Suzette Alles is the International Business Development Specialist for World Trade Center Utah. She said land-locked states such as Utah use inland ports much like traditional coastal ports, providing services, including customs clearance, to speed the process of inland international trade.
Alles said Utah can be a bigger player in the global economy and an inland port may be the answer to expose Utah to worldwide markets.
“Recently, the state contracted with Cambridge Systematics and GLD Partners to undertake a feasibility study,” Alles said. “The consultants undertaking this study are diving deep into the research and data, looking at markets specifically for logistics movements and our competitiveness for logistics operations—additionally, they will consider key factors such as the timing. Is this a good time for Utah to have an inland port? And if it is, how does a more efficient logistics system make Utah more competitive for investment?”
Alles said an inland port could benefit Utah’s economy, but the committee also wants to know if the economic benefits match or outweigh the possible environmental impacts.

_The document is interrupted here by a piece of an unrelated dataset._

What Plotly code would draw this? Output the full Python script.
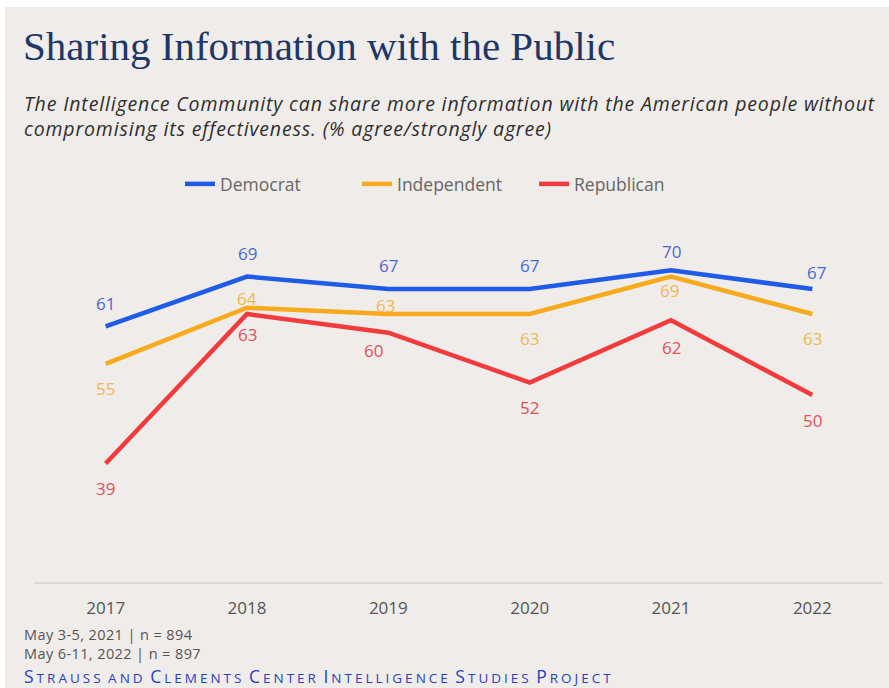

“We are talking about creating a more efficient supply chain, which means less movement of cargo between logistics hubs,” Alles said. “We want to reduce the number of trucks as much as possible and use more rail, which is more attractive for the environment. The environment is always a top priority, so we will look at future clean technologies, smart corridors, zero emissions. The freight industry in general is moving toward more efficiencies and exploring new technologies that would offset environmental impacts.”
Alles and other members of the committee will be touring inland ports in Greer, South Carolina and Cordele, Georgia this fall. The main purpose of the tour will be to learn more about how inland ports function and other specifics like business models.
“We have far exceeded our expectations, which is an indicator that is certainly a piece of infrastructure that was critical to the growth of that market segment,” said Jack Ellenberg, Inland Port Greer’s Senior Vice President for Strategic Projects.
Ellenberg said the biggest challenge the port faces, is keeping up with all the new business.